While LID Landscapes does already use some battery-powered tools like backpack blowers and concrete saws, it’s still holding out on electric mowers. Natter says this is because it hasn’t found a commercial mower that will last one of his crews an entire day. He’s optimistic that manufacturers will get there soon, but he says his company’s biggest challenge is having technology catch up with what it needs.
Adapting to changeThere’s no doubt the industry is moving more toward sustainable practices as evidenced by the increasing number of electric power tools, mowers and lawn care products that have come out in the last few years. Natter says that many of LID Landscapes’ competitors profess to have green practices, and while they may not be recycling as fully as LID Landscapes does, they at least offer the use of organic fertilizers and herbicides.

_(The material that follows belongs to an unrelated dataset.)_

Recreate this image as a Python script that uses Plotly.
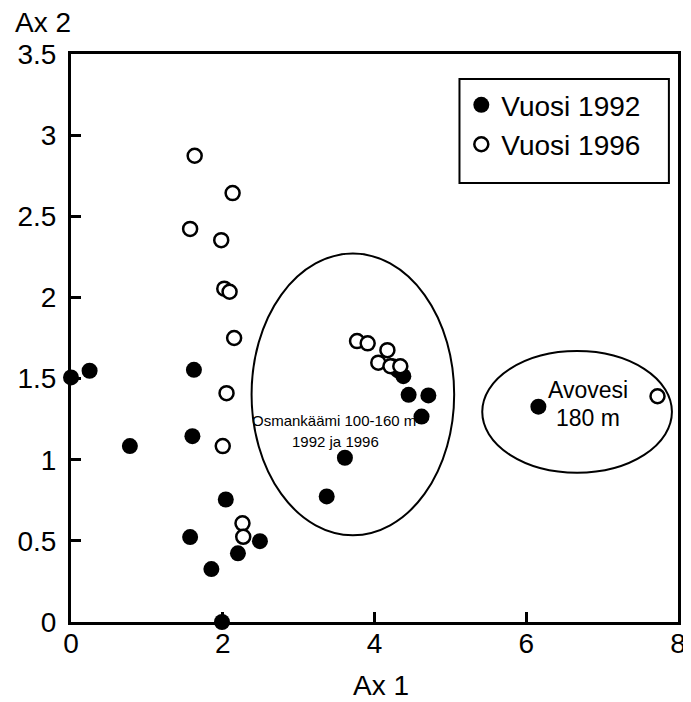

“If you’re not on the cutting edge of the green industry, if you’re not pursuing these more organic methods of landscaping, then you’re being left behind,” says Natter.
Considering implementing sustainable initiatives in your company is a step in the right direction. Natter’s advice? “Just take it one step at a time. Find the next way to improve your practices, and institute that. And then once you’ve got that down, work toward the next one.” He recommends to just keep doing this until you’ve moved in a much better direction.
Becoming a sustainable company doesn’t happen overnight. LID Landscapes has been in Boulder since 1980, and its green practices have evolved over the years. “As we’ve become more knowledgeable about the effects of these questionable practices with using herbicides and pesticides … and filling up our landfills and all the waste that’s created, we’ve purposely moved toward a more sustainable direction for our company.”
Adopting new practices and methods as a company can seem daunting, but be careful not to resist the ways the market is changing. You don’t want to be left in the dust as your competitors adapt their services to what clients are asking for.
It’s safe to say that most landscapers want to take care of the environment and create landscapes that are healthy and safe for people and creatures alike. So if moving more toward sustainability is good for the earth, cost-saving and what your customers want, what do you have to lose?